GIVEN REQUEST
Skip all pictures. Write out the data below from its first line through the line that contains "formatter: p =>".

***** SUPPLIED INFORMATION *****

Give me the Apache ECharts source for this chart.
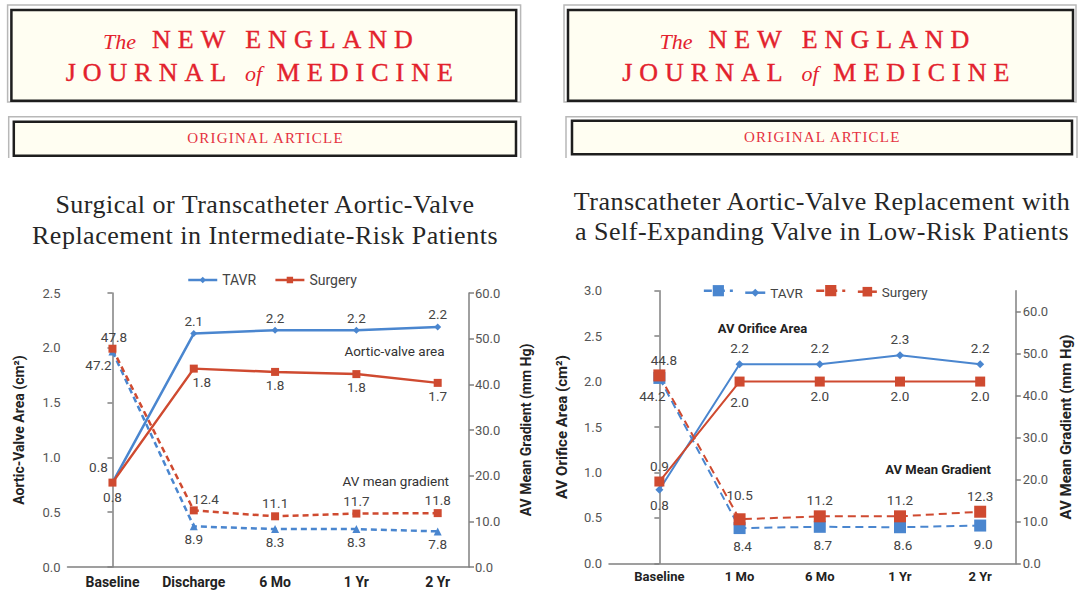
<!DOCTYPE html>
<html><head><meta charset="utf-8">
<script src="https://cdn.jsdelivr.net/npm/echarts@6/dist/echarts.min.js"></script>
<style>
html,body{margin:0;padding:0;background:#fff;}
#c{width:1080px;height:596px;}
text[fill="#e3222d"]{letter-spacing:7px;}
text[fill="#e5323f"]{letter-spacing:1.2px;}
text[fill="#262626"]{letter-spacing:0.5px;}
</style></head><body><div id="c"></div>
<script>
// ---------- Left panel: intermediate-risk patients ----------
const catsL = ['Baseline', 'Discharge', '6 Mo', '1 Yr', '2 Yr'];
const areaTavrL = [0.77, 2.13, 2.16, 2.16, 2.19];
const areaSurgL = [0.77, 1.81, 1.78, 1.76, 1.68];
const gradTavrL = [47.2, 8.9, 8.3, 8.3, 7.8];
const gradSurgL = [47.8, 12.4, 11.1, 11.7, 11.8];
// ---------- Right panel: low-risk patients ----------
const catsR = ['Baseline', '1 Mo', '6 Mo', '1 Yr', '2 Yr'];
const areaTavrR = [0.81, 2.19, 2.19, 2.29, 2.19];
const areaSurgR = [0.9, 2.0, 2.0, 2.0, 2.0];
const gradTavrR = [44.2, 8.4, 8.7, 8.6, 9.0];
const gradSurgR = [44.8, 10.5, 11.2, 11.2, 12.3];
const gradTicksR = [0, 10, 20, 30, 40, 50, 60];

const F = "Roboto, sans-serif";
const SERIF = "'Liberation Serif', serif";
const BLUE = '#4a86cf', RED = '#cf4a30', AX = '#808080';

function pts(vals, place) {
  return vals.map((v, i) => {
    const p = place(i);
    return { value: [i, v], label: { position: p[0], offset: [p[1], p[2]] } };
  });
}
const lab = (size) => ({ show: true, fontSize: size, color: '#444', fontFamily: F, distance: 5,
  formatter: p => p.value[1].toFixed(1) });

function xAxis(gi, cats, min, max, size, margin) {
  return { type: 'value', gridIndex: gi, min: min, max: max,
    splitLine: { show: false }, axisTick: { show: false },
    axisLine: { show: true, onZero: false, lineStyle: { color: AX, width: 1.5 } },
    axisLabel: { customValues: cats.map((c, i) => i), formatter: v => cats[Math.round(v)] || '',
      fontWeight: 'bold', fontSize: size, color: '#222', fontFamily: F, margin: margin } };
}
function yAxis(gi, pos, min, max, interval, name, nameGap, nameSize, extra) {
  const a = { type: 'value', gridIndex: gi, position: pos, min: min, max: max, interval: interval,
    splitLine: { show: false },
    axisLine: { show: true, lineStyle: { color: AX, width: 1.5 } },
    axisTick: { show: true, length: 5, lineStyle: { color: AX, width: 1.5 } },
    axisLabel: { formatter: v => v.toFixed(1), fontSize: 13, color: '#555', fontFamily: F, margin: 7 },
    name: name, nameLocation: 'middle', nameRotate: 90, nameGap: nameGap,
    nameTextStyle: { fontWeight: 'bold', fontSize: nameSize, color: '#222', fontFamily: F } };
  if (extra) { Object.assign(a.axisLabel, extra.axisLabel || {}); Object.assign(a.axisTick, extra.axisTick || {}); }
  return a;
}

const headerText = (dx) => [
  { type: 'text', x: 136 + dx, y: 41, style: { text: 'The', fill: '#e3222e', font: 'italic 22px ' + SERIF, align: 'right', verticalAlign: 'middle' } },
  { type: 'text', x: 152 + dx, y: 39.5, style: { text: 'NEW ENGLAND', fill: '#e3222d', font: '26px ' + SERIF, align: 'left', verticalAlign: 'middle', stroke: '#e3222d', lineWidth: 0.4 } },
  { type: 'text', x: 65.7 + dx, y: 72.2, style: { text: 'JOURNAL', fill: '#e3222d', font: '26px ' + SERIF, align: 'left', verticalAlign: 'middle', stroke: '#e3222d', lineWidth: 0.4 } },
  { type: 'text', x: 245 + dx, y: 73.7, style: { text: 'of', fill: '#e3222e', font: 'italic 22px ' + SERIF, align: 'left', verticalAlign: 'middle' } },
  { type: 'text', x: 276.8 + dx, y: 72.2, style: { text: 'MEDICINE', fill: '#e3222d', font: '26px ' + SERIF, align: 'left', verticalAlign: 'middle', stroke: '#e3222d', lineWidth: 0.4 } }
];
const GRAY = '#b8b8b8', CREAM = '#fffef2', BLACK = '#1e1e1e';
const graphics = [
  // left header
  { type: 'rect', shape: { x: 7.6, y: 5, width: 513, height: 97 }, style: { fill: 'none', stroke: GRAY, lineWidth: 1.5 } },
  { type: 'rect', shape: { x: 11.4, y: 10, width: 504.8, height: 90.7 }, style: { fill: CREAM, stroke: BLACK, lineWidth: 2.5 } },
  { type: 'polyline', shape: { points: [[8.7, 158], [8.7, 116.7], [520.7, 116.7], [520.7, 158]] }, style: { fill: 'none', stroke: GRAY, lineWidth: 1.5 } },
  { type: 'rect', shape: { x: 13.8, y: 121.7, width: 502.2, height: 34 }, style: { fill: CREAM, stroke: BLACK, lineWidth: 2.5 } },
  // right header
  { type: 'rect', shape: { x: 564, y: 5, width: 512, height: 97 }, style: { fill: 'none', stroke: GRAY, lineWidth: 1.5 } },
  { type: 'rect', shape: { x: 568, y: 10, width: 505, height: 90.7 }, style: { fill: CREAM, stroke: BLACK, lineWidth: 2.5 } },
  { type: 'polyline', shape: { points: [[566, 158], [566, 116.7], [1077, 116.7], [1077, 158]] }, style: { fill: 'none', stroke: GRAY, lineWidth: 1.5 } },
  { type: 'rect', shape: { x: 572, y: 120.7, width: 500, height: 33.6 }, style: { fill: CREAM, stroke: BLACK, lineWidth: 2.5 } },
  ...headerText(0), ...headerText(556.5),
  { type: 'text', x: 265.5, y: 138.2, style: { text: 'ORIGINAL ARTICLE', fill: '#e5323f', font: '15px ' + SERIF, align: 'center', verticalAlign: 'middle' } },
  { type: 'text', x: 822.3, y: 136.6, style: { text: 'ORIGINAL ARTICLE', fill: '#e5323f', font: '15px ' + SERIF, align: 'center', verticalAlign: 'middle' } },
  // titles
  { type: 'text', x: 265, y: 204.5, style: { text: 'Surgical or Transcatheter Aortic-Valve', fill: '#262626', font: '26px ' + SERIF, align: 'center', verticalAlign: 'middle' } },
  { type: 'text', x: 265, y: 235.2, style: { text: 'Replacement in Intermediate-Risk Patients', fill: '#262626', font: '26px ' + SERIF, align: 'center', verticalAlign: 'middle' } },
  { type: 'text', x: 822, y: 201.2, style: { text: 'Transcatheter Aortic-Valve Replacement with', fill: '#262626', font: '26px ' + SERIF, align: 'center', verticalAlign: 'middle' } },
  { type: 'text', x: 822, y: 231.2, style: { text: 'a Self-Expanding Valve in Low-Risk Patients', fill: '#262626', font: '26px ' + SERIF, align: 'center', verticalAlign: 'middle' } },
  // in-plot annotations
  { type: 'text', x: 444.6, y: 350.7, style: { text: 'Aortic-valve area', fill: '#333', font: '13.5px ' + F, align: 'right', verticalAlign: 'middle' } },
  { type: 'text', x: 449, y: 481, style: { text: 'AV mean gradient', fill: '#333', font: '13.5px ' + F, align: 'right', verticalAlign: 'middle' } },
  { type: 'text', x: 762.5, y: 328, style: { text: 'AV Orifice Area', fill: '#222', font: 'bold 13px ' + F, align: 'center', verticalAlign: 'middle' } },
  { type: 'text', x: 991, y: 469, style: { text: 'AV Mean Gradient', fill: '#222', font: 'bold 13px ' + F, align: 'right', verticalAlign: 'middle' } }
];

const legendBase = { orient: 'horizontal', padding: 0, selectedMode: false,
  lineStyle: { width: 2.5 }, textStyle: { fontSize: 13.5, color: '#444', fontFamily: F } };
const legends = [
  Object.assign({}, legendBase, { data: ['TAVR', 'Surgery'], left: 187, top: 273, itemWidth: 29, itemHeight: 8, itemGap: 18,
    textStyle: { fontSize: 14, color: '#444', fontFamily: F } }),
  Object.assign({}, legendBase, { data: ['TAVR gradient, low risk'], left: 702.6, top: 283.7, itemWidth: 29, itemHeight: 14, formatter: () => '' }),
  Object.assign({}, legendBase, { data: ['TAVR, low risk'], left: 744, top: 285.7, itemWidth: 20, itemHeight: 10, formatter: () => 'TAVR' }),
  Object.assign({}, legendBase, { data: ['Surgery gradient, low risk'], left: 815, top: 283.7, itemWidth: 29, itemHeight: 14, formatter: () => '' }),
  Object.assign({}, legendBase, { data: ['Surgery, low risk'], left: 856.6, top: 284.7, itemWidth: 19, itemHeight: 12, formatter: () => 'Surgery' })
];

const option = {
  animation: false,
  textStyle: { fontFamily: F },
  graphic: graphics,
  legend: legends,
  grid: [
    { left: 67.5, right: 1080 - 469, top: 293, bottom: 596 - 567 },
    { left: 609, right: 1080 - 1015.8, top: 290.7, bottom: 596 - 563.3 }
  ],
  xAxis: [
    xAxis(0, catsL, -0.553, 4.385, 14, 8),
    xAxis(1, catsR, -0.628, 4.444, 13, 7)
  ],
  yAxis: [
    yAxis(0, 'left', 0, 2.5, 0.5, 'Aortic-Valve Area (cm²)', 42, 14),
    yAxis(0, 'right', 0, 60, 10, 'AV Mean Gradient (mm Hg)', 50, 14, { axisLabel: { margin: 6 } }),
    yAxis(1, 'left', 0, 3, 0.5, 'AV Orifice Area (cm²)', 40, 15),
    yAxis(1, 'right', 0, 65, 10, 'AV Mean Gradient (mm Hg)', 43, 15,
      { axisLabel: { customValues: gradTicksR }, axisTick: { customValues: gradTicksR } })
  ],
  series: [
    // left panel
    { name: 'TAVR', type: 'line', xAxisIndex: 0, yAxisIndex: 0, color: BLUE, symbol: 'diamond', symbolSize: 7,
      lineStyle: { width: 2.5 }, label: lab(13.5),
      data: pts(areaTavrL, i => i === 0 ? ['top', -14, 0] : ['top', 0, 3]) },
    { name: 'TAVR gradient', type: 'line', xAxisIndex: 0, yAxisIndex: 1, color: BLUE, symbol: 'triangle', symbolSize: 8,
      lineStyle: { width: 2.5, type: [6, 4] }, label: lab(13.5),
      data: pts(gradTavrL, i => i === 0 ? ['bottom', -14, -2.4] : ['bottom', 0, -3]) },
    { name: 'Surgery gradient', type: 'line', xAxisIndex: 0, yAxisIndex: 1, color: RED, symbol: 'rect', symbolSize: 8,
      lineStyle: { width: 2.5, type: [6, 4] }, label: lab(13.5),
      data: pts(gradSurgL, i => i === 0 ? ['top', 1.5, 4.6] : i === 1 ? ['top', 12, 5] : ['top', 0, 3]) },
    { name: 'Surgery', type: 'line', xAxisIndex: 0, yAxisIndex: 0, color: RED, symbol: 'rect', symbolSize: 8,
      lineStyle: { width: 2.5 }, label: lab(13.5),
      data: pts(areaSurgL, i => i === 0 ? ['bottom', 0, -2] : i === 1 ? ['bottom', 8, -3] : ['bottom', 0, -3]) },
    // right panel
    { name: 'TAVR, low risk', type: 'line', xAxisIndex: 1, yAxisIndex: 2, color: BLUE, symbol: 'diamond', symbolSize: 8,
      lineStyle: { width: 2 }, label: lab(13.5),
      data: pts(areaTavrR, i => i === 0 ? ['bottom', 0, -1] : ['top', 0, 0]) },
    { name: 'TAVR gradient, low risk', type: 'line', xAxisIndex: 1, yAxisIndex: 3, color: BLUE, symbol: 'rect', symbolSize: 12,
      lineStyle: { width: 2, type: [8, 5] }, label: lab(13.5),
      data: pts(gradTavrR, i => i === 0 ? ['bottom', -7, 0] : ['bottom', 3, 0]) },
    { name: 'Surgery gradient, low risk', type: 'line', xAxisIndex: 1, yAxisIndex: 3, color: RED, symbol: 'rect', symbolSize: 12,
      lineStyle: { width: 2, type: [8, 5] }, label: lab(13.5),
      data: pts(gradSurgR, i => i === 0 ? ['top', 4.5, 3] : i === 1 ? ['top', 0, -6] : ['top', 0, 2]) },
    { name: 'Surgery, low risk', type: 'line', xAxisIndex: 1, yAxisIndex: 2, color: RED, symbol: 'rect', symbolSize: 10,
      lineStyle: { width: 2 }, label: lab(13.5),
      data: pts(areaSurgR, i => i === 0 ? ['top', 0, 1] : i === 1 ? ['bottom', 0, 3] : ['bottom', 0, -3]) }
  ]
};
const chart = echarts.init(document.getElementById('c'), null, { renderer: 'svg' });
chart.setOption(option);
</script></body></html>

*****

CORRECT RESPONSE
Give me the Apache ECharts source for this chart.
<!DOCTYPE html>
<html><head><meta charset="utf-8">
<script src="https://cdn.jsdelivr.net/npm/echarts@6/dist/echarts.min.js"></script>
<style>
html,body{margin:0;padding:0;background:#fff;}
#c{width:1080px;height:596px;}
text[fill="#e3222d"]{letter-spacing:7px;}
text[fill="#e5323f"]{letter-spacing:1.2px;}
text[fill="#262626"]{letter-spacing:0.5px;}
</style></head><body><div id="c"></div>
<script>
// ---------- Left panel: intermediate-risk patients ----------
const catsL = ['Baseline', 'Discharge', '6 Mo', '1 Yr', '2 Yr'];
const areaTavrL = [0.77, 2.13, 2.16, 2.16, 2.19];
const areaSurgL = [0.77, 1.81, 1.78, 1.76, 1.68];
const gradTavrL = [47.2, 8.9, 8.3, 8.3, 7.8];
const gradSurgL = [47.8, 12.4, 11.1, 11.7, 11.8];
// ---------- Right panel: low-risk patients ----------
const catsR = ['Baseline', '1 Mo', '6 Mo', '1 Yr', '2 Yr'];
const areaTavrR = [0.81, 2.19, 2.19, 2.29, 2.19];
const areaSurgR = [0.9, 2.0, 2.0, 2.0, 2.0];
const gradTavrR = [44.2, 8.4, 8.7, 8.6, 9.0];
const gradSurgR = [44.8, 10.5, 11.2, 11.2, 12.3];
const gradTicksR = [0, 10, 20, 30, 40, 50, 60];

const F = "Roboto, sans-serif";
const SERIF = "'Liberation Serif', serif";
const BLUE = '#4a86cf', RED = '#cf4a30', AX = '#808080';

function pts(vals, place) {
  return vals.map((v, i) => {
    const p = place(i);
    return { value: [i, v], label: { position: p[0], offset: [p[1], p[2]] } };
  });
}
const lab = (size) => ({ show: true, fontSize: size, color: '#444', fontFamily: F, distance: 5,
  formatter: p => p.value[1].toFixed(1) });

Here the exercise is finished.